Choosing my favorite Lil B track over the duration of a year is like choosing the funniest Seinfeld episode (if that show went on for another 30 seasons). There was always something about "The Trap" though. It was released smack in the middle between tracks like "Wonton Soup" and "Swag On My Dick" and it had Based God at his wisest, preaching about the "mindset" of living in the projects and why we're not sufficiently taught about taxes in school. How does that relate to being a "pretty bitch"? That is the true genius of Lil B.


Crystal Castles - Empathy

The Canadian duo continued this year to create songs that make want to dance, cry, make love, and get drunk blind. Their formula for writing songs has proven to be successful and I can't see them slowing down any time soon. This is a track that could easily let any rapper fill in the grooves (I think Big Boi freestyled over it?) but singer Alice Glass's sensual singing and jaded melodies helped make this a song I could listen to all year round and continue to do so into 2011.


Sade - Soldier of Love

A certain demographic would be angered by me saying this, but I'd honestly never listened to Sade before this song dropped. Safe to say though, the song dropped on the internet and I bought the album the following day. I haven't had a song do that to me since, but this track had such a sound that dug its way into the nooks of my brain and set up camp for weeks. The rolling, militaristic snare, the sporadic (almost heavy metal) guitar, and the singing. Never has such a masculine voice sounded so sexy to heterosexual ears, and the choir of male warriors she has behind her sound like her willing slaves.


Yelawolf - Pop The Trunk

There is so much emotion in this song. Say what you want about Yelawolf, his image, his voice, whatever. Turn all the lights out and turn this song on. That piano line; his flow; his tone. I recommend it.

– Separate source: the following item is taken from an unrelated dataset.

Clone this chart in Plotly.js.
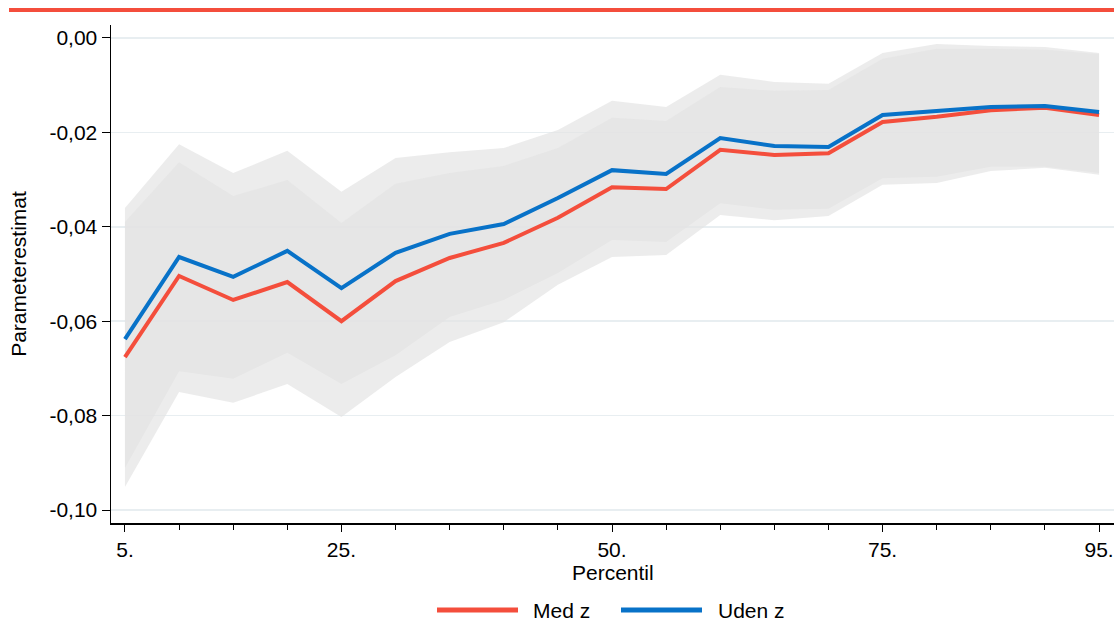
<!DOCTYPE html>
<html>
<head>
<meta charset="utf-8">
<script src="https://cdn.plot.ly/plotly-3.0.1.min.js"></script>
<style>html,body{margin:0;padding:0;background:#fff;}#chart{width:1117px;height:621px;}</style>
</head>
<body>
<div id="chart"></div>
<script>
const percentiles = [5,10,15,20,25,30,35,40,45,50,55,60,65,70,75,80,85,90,95];

const medZ = [-0.0676,-0.0504,-0.0555,-0.0517,-0.0600,-0.0515,-0.0466,-0.0434,-0.0381,-0.0316,-0.0320,-0.0237,-0.0248,-0.0244,-0.0178,-0.0167,-0.0153,-0.0148,-0.0163];
const medZUpper = [-0.0390,-0.0263,-0.0335,-0.0301,-0.0392,-0.0309,-0.0286,-0.0271,-0.0233,-0.0169,-0.0176,-0.0104,-0.0112,-0.0110,-0.0044,-0.0023,-0.0023,-0.0025,-0.0034];
const medZLower = [-0.0951,-0.0750,-0.0773,-0.0733,-0.0803,-0.0718,-0.0644,-0.0602,-0.0523,-0.0464,-0.0460,-0.0375,-0.0386,-0.0377,-0.0311,-0.0307,-0.0282,-0.0275,-0.0290];

const udenZ = [-0.0638,-0.0464,-0.0506,-0.0451,-0.0530,-0.0455,-0.0415,-0.0394,-0.0339,-0.0280,-0.0288,-0.0212,-0.0229,-0.0231,-0.0163,-0.0155,-0.0146,-0.0144,-0.0157];
const udenZUpper = [-0.0360,-0.0225,-0.0286,-0.0239,-0.0326,-0.0254,-0.0242,-0.0233,-0.0195,-0.0133,-0.0146,-0.0078,-0.0093,-0.0097,-0.0032,-0.0013,-0.0017,-0.0019,-0.0032];
const udenZLower = [-0.0911,-0.0706,-0.0722,-0.0667,-0.0733,-0.0672,-0.0591,-0.0555,-0.0498,-0.0428,-0.0432,-0.0350,-0.0364,-0.0362,-0.0297,-0.0294,-0.0273,-0.0273,-0.0286];

const xTickVals = [5,25,50,75,95];
const xTickText = ['5.','25.','50.','75.','95.'];
const yTickVals = [0,-0.02,-0.04,-0.06,-0.08,-0.10];
const yTickText = ['0,00','-0,02','-0,04','-0,06','-0,08','-0,10'];

const seriesNames = ['Med z','Uden z'];
const xTitle = 'Percentil';
const yTitle = 'Parameterestimat';
const RED = '#f44e3c';
const BLUE = '#0872c8';
const BAND = 'rgba(227,227,227,0.68)';

const traces = [
  {x: percentiles, y: udenZUpper, type:'scatter', mode:'lines', line:{width:0,color:BAND}, showlegend:false, hoverinfo:'skip'},
  {x: percentiles, y: udenZLower, type:'scatter', mode:'lines', line:{width:0,color:BAND}, fill:'tonexty', fillcolor:BAND, showlegend:false, hoverinfo:'skip'},
  {x: percentiles, y: medZUpper, type:'scatter', mode:'lines', line:{width:0,color:BAND}, showlegend:false, hoverinfo:'skip'},
  {x: percentiles, y: medZLower, type:'scatter', mode:'lines', line:{width:0,color:BAND}, fill:'tonexty', fillcolor:BAND, showlegend:false, hoverinfo:'skip'},
  {x: percentiles, y: medZ, type:'scatter', mode:'lines', name: seriesNames[0], line:{width:4,color:RED}, showlegend:false},
  {x: percentiles, y: udenZ, type:'scatter', mode:'lines', name: seriesNames[1], line:{width:4,color:BLUE}, showlegend:false}
];

const font = {family:'"Liberation Sans", Arial, sans-serif', size:21, color:'#000'};

// legend drawn as paper-space decorations (long line samples as in the reference)
const PH = 498, PW = 1003, ML = 111, MB_TOP = 523;
const px2x = p => (p - ML) / PW;
const py2y = p => (MB_TOP - p) / PH;
const legY = py2y(610);
const legendItems = [
  {name: seriesNames[0], color: RED, x0: 437, x1: 518, tx: 531},
  {name: seriesNames[1], color: BLUE, x0: 621, x1: 702, tx: 716}
];

const shapes = [
  {type:'line', xref:'paper', yref:'paper', x0:px2x(9), x1:1, y0:py2y(10), y1:py2y(10), line:{color:RED, width:4}}
];
const annotations = [
  {xref:'paper', yref:'paper', x:0.5, y:py2y(572), xanchor:'center', yanchor:'middle', text:xTitle, showarrow:false, font:font}
];
legendItems.forEach(it => {
  shapes.push({type:'line', xref:'paper', yref:'paper', x0:px2x(it.x0), x1:px2x(it.x1), y0:legY, y1:legY, line:{color:it.color, width:5}});
  annotations.push({xref:'paper', yref:'paper', x:px2x(it.tx), y:legY, xanchor:'left', yanchor:'middle', text:it.name, showarrow:false, font:font});
});

const layout = {
  width:1117, height:621,
  margin:{l:111, r:3, t:25, b:98},
  paper_bgcolor:'#fff', plot_bgcolor:'#fff',
  font: font,
  showlegend:false,
  xaxis:{
    range:[3.71, 96.38],
    tickmode:'array', tickvals:xTickVals, ticktext:xTickText,
    ticks:'outside', ticklen:7, tickwidth:1, tickcolor:'#000',
    minor:{tickmode:'array', tickvals:percentiles, ticks:'outside', ticklen:5, tickwidth:1, tickcolor:'#000', showgrid:false},
    showgrid:false, zeroline:false,
    showline:true, linecolor:'#000', linewidth:1.5,
    tickfont:font
  },
  yaxis:{
    range:[-0.10275, 0.00275],
    tickmode:'array', tickvals:yTickVals, ticktext:yTickText,
    ticks:'outside', ticklen:8, tickwidth:1, tickcolor:'#000',
    showgrid:true, gridcolor:'#e8eef1', gridwidth:1.5,
    zeroline:false,
    showline:true, linecolor:'#000', linewidth:1.5,
    tickfont:font,
    title:{text:yTitle, font:font, standoff:17}
  },
  shapes: shapes,
  annotations: annotations
};

Plotly.newPlot('chart', traces, layout, {displayModeBar:false, staticPlot:true});
</script>
</body>
</html>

Kanye - Monster (ft. Bon Iver, Jay-Z, Rick Ross, and Nicki Minaj)

This was one of those tracks that leaked a few times, each release having a little more recorded. What I didn't hear until the final release was Nicki's verse. And wow, did they really leave best for last. People have hated on the beat, saying that there's not enough production magic going on, but honestly, I wouldn't want this track to be any busier. We should really just thank Kanye for holding the best party ever and recording the audio - because I like to imagine that's how this went down. The structure of the song makes it thoroughly enjoyable, feeling like a Tarantino movie where the cameos just get better and better the further you get into it. And just... Wow, Nicki could've retired after that verse.


Robyn - Dancing On My Own

2010 was also a great year for Robyn, after at least five years of more-or-less musical hibernation, the super Swedish 90s pop sensation jumped back on the scene with a shit ton of releases. There wasn't a single moment of awkwardly getting back into the swing of things or catching up with the contemporary sound. She somehow managed to nuzzle her way into every listener's heart - from that preppy bitch you went to high school with to that cool dude who doesn't say much at the clothing store. Not to mention, Pitchfork gobbled up everything she did, so that helps. The songs on my list, the ones that really made an impact through my year, seem to be ones that dominated a number of genres and blurred the line in as many ways as possible. Robyn could turn this into an acoustic track and make it a candle-burner, easily. But instead, she's confessing her sad drunk thoughts overtop a four-on-the-floor beat, the stable synth holding her up the entire time.